(Records with drawing code)
:::
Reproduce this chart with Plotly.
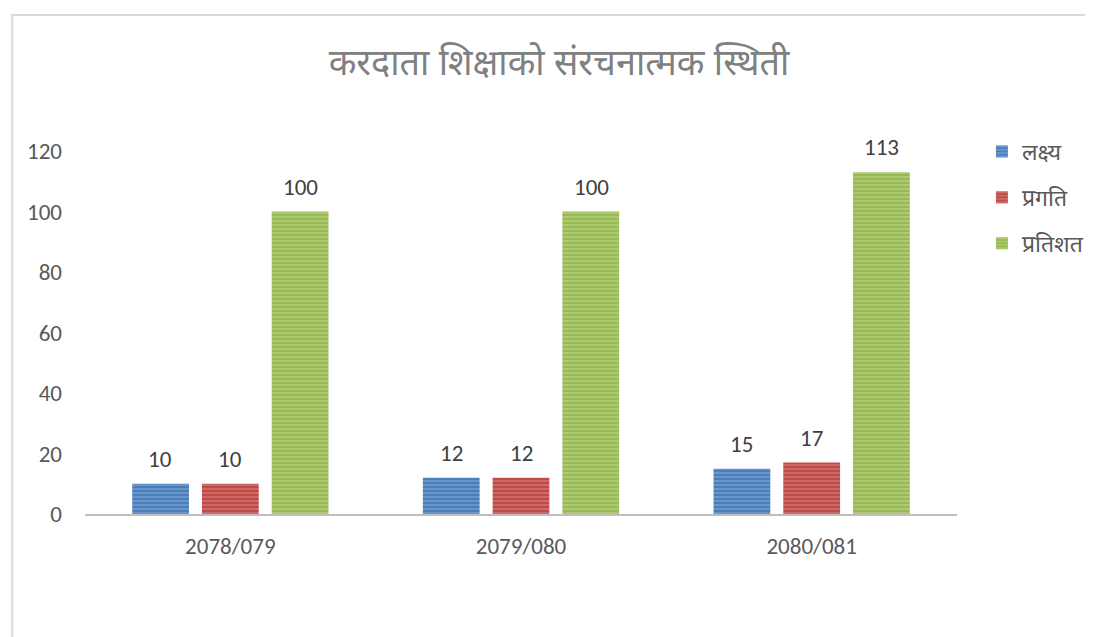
import plotly.graph_objects as go

categories = ["2078/079", "2079/080", "2080/081"]
series_names = ["लक्ष्य", "प्रगति", "प्रतिशत"]
target = [10, 12, 15]
progress = [10, 12, 17]
percent = [100, 100, 113]
y_ticks = [0, 20, 40, 60, 80, 100, 120]

colors = ["#4a7ebb", "#be4b48", "#98b954"]
fg = ["#b3cbea", "#ebb0ae", "#d9eab0"]

W, H = 1093, 637
OFF = 8  # page offset of the plot in the browser
L, R, T, B = 85 - OFF, 133 + OFF, 151 - OFF, 123 + OFF
pw = W - L - R
ph = H - T - B
slot_px = 70  # horizontal distance between bar centers within a group

num_font = "Carlito, Lato, Liberation Sans, sans-serif"

fig = go.Figure()
all_vals = [target, progress, percent]
for name, vals, c, f in zip(series_names, all_vals, colors, fg):
    fig.add_trace(go.Bar(
        x=categories, y=vals, name=name, legendgroup=name,
        marker=dict(color=c, line=dict(width=0),
                    pattern=dict(shape="-", fgcolor=f, size=4, solidity=0.3, fillmode="overlay")),
        cliponaxis=False,
    ))

annotations = []
for i, vals in enumerate(all_vals):
    for cat, v in zip(categories, vals):
        annotations.append(dict(x=cat, y=v, xref="x", yref="y", text=str(v), showarrow=False,
                                xshift=(i - 1) * slot_px, yshift=25, yanchor="middle",
                                font=dict(size=23, color="#404040", family=num_font)))

fig.add_shape(type="rect", xref="paper", yref="paper",
              x0=(12 - OFF - L) / pw, x1=(1110 - L) / pw,
              y0=-(700 - (H - B)) / ph, y1=(H - B - (15 - OFF)) / ph,
              line=dict(color="#d9d9d9", width=2), fillcolor="rgba(0,0,0,0)", layer="below")

fig.update_layout(
    width=W, height=H,
    margin=dict(l=L, r=R, t=T, b=B),
    paper_bgcolor="white", plot_bgcolor="white",
    title=dict(text="करदाता शिक्षाको संरचनात्मक स्थिती", x=(559 - OFF) / W, xref="container",
               y=1 - (62 - OFF) / H, yanchor="middle", xanchor="center",
               font=dict(size=36, color="#808080", family="Noto Sans, sans-serif")),
    barmode="group", bargap=0.28, bargroupgap=0.186,
    legend=dict(x=(985 - OFF - L) / pw, y=(H - B - (130 - OFF)) / ph, xanchor="left", yanchor="top",
                font=dict(size=23, color="#595959", family="Noto Sans, sans-serif"),
                tracegroupgap=13, itemwidth=30),
    annotations=annotations,
    showlegend=True,
)
fig.update_xaxes(showline=True, linecolor="#bfbfbf", linewidth=2, ticks="", showgrid=False,
                 tickfont=dict(size=23, color="#595959", family=num_font),
                 ticklabelstandoff=10)
fig.update_yaxes(range=[0, 120], tickvals=y_ticks, showgrid=False, zeroline=False, showline=False,
                 tickfont=dict(size=23, color="#595959", family=num_font),
                 ticklabelstandoff=22)

fig.write_html("out.html")
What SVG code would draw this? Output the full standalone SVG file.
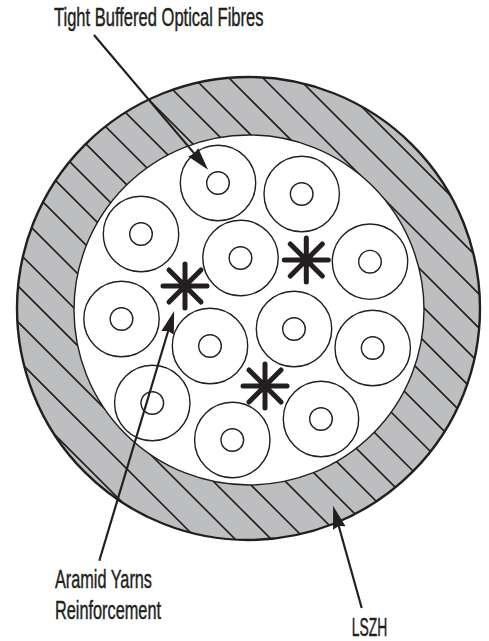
<svg xmlns="http://www.w3.org/2000/svg" width="489" height="641" viewBox="0 0 489 641">
  <style>
    .hatch { stroke: #231f20; stroke-width: 1.6; fill: none; }
    .ring { fill: #fff; stroke: #231f20; stroke-width: 1.4; }
    .arm { stroke: #231f20; stroke-width: 5; stroke-linecap: round; fill: none; }
    .arrow { stroke: #231f20; stroke-width: 2.2; fill: none; marker-end: url(#head); }
    text { font-family: "Liberation Sans", Arial, sans-serif; font-size: 25px; fill: #231f20; stroke: #231f20; stroke-width: 0.45; }
  </style>
  <defs>
    <marker id="head" markerUnits="userSpaceOnUse" markerWidth="25" markerHeight="16" refX="13" refY="7" orient="auto">
      <path d="M0,0.5 L23,7 L0,13.5 L2,7 Z" fill="#231f20"/>
    </marker>
    <clipPath id="sheathClip"><circle cx="248.5" cy="308.5" r="231.5"/></clipPath>
    <g id="fibre"><circle class="ring" r="37.7"/><circle class="ring" r="11.3"/></g>
    <g id="star">
      <path class="arm" d="M-22,0H22M0,-22V22M-16,-16L16,16M-16,16L16,-16"/>
    </g>
  </defs>

  <g id="sheath">
    <circle cx="248.5" cy="308.5" r="231.5" fill="#bcbec0"/>
    <g clip-path="url(#sheathClip)" class="hatch">
      <path d="M-20,360L240,620M-20,322L240,582M-20,284L300,604M-20,248L320,588M-20,214L340,574M-20,176L360,556M-20,139L380,539M-20,105L400,525M-20,72L420,512M-20,38L440,498M-20,1L460,481"/>
      <path d="M-20,-33L480,467M-20,-69L500,451M-20,-103L500,417M-20,-136L500,384M-20,-171L500,349M-20,-205L500,315M-20,-240L500,280M-20,-275L500,245"/>
    </g>
    <circle cx="248.5" cy="308.5" r="231.5" fill="none" stroke="#231f20" stroke-width="2.4"/>
  </g>

  <g id="core">
    <circle cx="249" cy="310" r="175" fill="#fff" stroke="#231f20" stroke-width="1.4"/>
  </g>

  <g id="fibre-1"><use href="#fibre" x="218" y="183"/></g>
  <g id="fibre-2"><use href="#fibre" x="141" y="234"/></g>
  <g id="fibre-3"><use href="#fibre" x="301.7" y="194"/></g>
  <g id="fibre-4"><use href="#fibre" x="370" y="261.7"/></g>
  <g id="fibre-5"><use href="#fibre" x="240.5" y="258"/></g>
  <g id="fibre-6"><use href="#fibre" x="121.5" y="319"/></g>
  <g id="fibre-7"><use href="#fibre" x="210" y="346"/></g>
  <g id="fibre-8"><use href="#fibre" x="294" y="329"/></g>
  <g id="fibre-9"><use href="#fibre" x="372.7" y="348"/></g>
  <g id="fibre-10"><use href="#fibre" x="152.3" y="403"/></g>
  <g id="fibre-11"><use href="#fibre" x="232.3" y="440"/></g>
  <g id="fibre-12"><use href="#fibre" x="321" y="419"/></g>

  <g id="yarn-1"><use href="#star" x="185" y="286"/></g>
  <g id="yarn-2"><use href="#star" x="306.3" y="260"/></g>
  <g id="yarn-3"><use href="#star" x="265" y="386"/></g>

  <g id="connectors">
    <path class="arrow" d="M94,35L201.6,162.1"/>
    <path class="arrow" d="M99.3,560.7L171.3,320.5"/>
    <path class="arrow" d="M361.7,608L335.8,515.5"/>
  </g>

  <g id="label-fibres"><text x="54" y="26" textLength="209.5" lengthAdjust="spacingAndGlyphs">Tight Buffered Optical Fibres</text></g>
  <g id="label-aramid">
    <text x="55" y="588" textLength="97" lengthAdjust="spacingAndGlyphs">Aramid Yarns</text>
    <text x="55" y="619" textLength="106" lengthAdjust="spacingAndGlyphs">Reinforcement</text>
  </g>
  <g id="label-lszh"><text x="351.7" y="636" textLength="35.5" lengthAdjust="spacingAndGlyphs">LSZH</text></g>
</svg>
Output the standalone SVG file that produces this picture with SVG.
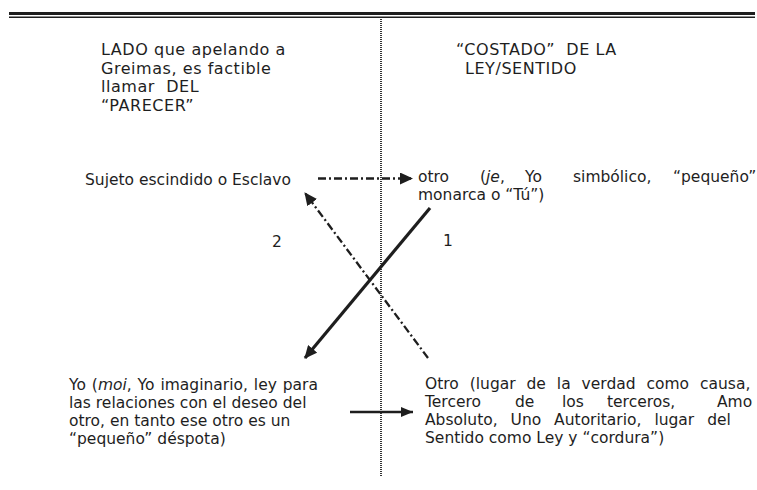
:::
» Brief: Write out the full listing verbatim, excluding its pictures.

» Task output:
Reproduce this chart with Plotly.
import plotly.graph_objects as go

categories = ["2078/079", "2079/080", "2080/081"]
series_names = ["लक्ष्य", "प्रगति", "प्रतिशत"]
target = [10, 12, 15]
progress = [10, 12, 17]
percent = [100, 100, 113]
y_ticks = [0, 20, 40, 60, 80, 100, 120]

colors = ["#4a7ebb", "#be4b48", "#98b954"]
fg = ["#b3cbea", "#ebb0ae", "#d9eab0"]

W, H = 1093, 637
OFF = 8  # page offset of the plot in the browser
L, R, T, B = 85 - OFF, 133 + OFF, 151 - OFF, 123 + OFF
pw = W - L - R
ph = H - T - B
slot_px = 70  # horizontal distance between bar centers within a group

num_font = "Carlito, Lato, Liberation Sans, sans-serif"

fig = go.Figure()
all_vals = [target, progress, percent]
for name, vals, c, f in zip(series_names, all_vals, colors, fg):
    fig.add_trace(go.Bar(
        x=categories, y=vals, name=name, legendgroup=name,
        marker=dict(color=c, line=dict(width=0),
                    pattern=dict(shape="-", fgcolor=f, size=4, solidity=0.3, fillmode="overlay")),
        cliponaxis=False,
    ))

annotations = []
for i, vals in enumerate(all_vals):
    for cat, v in zip(categories, vals):
        annotations.append(dict(x=cat, y=v, xref="x", yref="y", text=str(v), showarrow=False,
                                xshift=(i - 1) * slot_px, yshift=25, yanchor="middle",
                                font=dict(size=23, color="#404040", family=num_font)))

fig.add_shape(type="rect", xref="paper", yref="paper",
              x0=(12 - OFF - L) / pw, x1=(1110 - L) / pw,
              y0=-(700 - (H - B)) / ph, y1=(H - B - (15 - OFF)) / ph,
              line=dict(color="#d9d9d9", width=2), fillcolor="rgba(0,0,0,0)", layer="below")

fig.update_layout(
    width=W, height=H,
    margin=dict(l=L, r=R, t=T, b=B),
    paper_bgcolor="white", plot_bgcolor="white",
    title=dict(text="करदाता शिक्षाको संरचनात्मक स्थिती", x=(559 - OFF) / W, xref="container",
               y=1 - (62 - OFF) / H, yanchor="middle", xanchor="center",
               font=dict(size=36, color="#808080", family="Noto Sans, sans-serif")),
    barmode="group", bargap=0.28, bargroupgap=0.186,
    legend=dict(x=(985 - OFF - L) / pw, y=(H - B - (130 - OFF)) / ph, xanchor="left", yanchor="top",
                font=dict(size=23, color="#595959", family="Noto Sans, sans-serif"),
                tracegroupgap=13, itemwidth=30),
    annotations=annotations,
    showlegend=True,
)
fig.update_xaxes(showline=True, linecolor="#bfbfbf", linewidth=2, ticks="", showgrid=False,
                 tickfont=dict(size=23, color="#595959", family=num_font),
                 ticklabelstandoff=10)
fig.update_yaxes(range=[0, 120], tickvals=y_ticks, showgrid=False, zeroline=False, showline=False,
                 tickfont=dict(size=23, color="#595959", family=num_font),
                 ticklabelstandoff=22)

fig.write_html("out.html")
What SVG code would draw this? Output the full standalone SVG file.
<svg xmlns="http://www.w3.org/2000/svg" width="489" height="641" viewBox="0 0 489 641">
  <style>
    .hatch { stroke: #231f20; stroke-width: 1.6; fill: none; }
    .ring { fill: #fff; stroke: #231f20; stroke-width: 1.4; }
    .arm { stroke: #231f20; stroke-width: 5; stroke-linecap: round; fill: none; }
    .arrow { stroke: #231f20; stroke-width: 2.2; fill: none; marker-end: url(#head); }
    text { font-family: "Liberation Sans", Arial, sans-serif; font-size: 25px; fill: #231f20; stroke: #231f20; stroke-width: 0.45; }
  </style>
  <defs>
    <marker id="head" markerUnits="userSpaceOnUse" markerWidth="25" markerHeight="16" refX="13" refY="7" orient="auto">
      <path d="M0,0.5 L23,7 L0,13.5 L2,7 Z" fill="#231f20"/>
    </marker>
    <clipPath id="sheathClip"><circle cx="248.5" cy="308.5" r="231.5"/></clipPath>
    <g id="fibre"><circle class="ring" r="37.7"/><circle class="ring" r="11.3"/></g>
    <g id="star">
      <path class="arm" d="M-22,0H22M0,-22V22M-16,-16L16,16M-16,16L16,-16"/>
    </g>
  </defs>

  <g id="sheath">
    <circle cx="248.5" cy="308.5" r="231.5" fill="#bcbec0"/>
    <g clip-path="url(#sheathClip)" class="hatch">
      <path d="M-20,360L240,620M-20,322L240,582M-20,284L300,604M-20,248L320,588M-20,214L340,574M-20,176L360,556M-20,139L380,539M-20,105L400,525M-20,72L420,512M-20,38L440,498M-20,1L460,481"/>
      <path d="M-20,-33L480,467M-20,-69L500,451M-20,-103L500,417M-20,-136L500,384M-20,-171L500,349M-20,-205L500,315M-20,-240L500,280M-20,-275L500,245"/>
    </g>
    <circle cx="248.5" cy="308.5" r="231.5" fill="none" stroke="#231f20" stroke-width="2.4"/>
  </g>

  <g id="core">
    <circle cx="249" cy="310" r="175" fill="#fff" stroke="#231f20" stroke-width="1.4"/>
  </g>

  <g id="fibre-1"><use href="#fibre" x="218" y="183"/></g>
  <g id="fibre-2"><use href="#fibre" x="141" y="234"/></g>
  <g id="fibre-3"><use href="#fibre" x="301.7" y="194"/></g>
  <g id="fibre-4"><use href="#fibre" x="370" y="261.7"/></g>
  <g id="fibre-5"><use href="#fibre" x="240.5" y="258"/></g>
  <g id="fibre-6"><use href="#fibre" x="121.5" y="319"/></g>
  <g id="fibre-7"><use href="#fibre" x="210" y="346"/></g>
  <g id="fibre-8"><use href="#fibre" x="294" y="329"/></g>
  <g id="fibre-9"><use href="#fibre" x="372.7" y="348"/></g>
  <g id="fibre-10"><use href="#fibre" x="152.3" y="403"/></g>
  <g id="fibre-11"><use href="#fibre" x="232.3" y="440"/></g>
  <g id="fibre-12"><use href="#fibre" x="321" y="419"/></g>

  <g id="yarn-1"><use href="#star" x="185" y="286"/></g>
  <g id="yarn-2"><use href="#star" x="306.3" y="260"/></g>
  <g id="yarn-3"><use href="#star" x="265" y="386"/></g>

  <g id="connectors">
    <path class="arrow" d="M94,35L201.6,162.1"/>
    <path class="arrow" d="M99.3,560.7L171.3,320.5"/>
    <path class="arrow" d="M361.7,608L335.8,515.5"/>
  </g>

  <g id="label-fibres"><text x="54" y="26" textLength="209.5" lengthAdjust="spacingAndGlyphs">Tight Buffered Optical Fibres</text></g>
  <g id="label-aramid">
    <text x="55" y="588" textLength="97" lengthAdjust="spacingAndGlyphs">Aramid Yarns</text>
    <text x="55" y="619" textLength="106" lengthAdjust="spacingAndGlyphs">Reinforcement</text>
  </g>
  <g id="label-lszh"><text x="351.7" y="636" textLength="35.5" lengthAdjust="spacingAndGlyphs">LSZH</text></g>
</svg>
Output the standalone SVG file that produces this picture with SVG.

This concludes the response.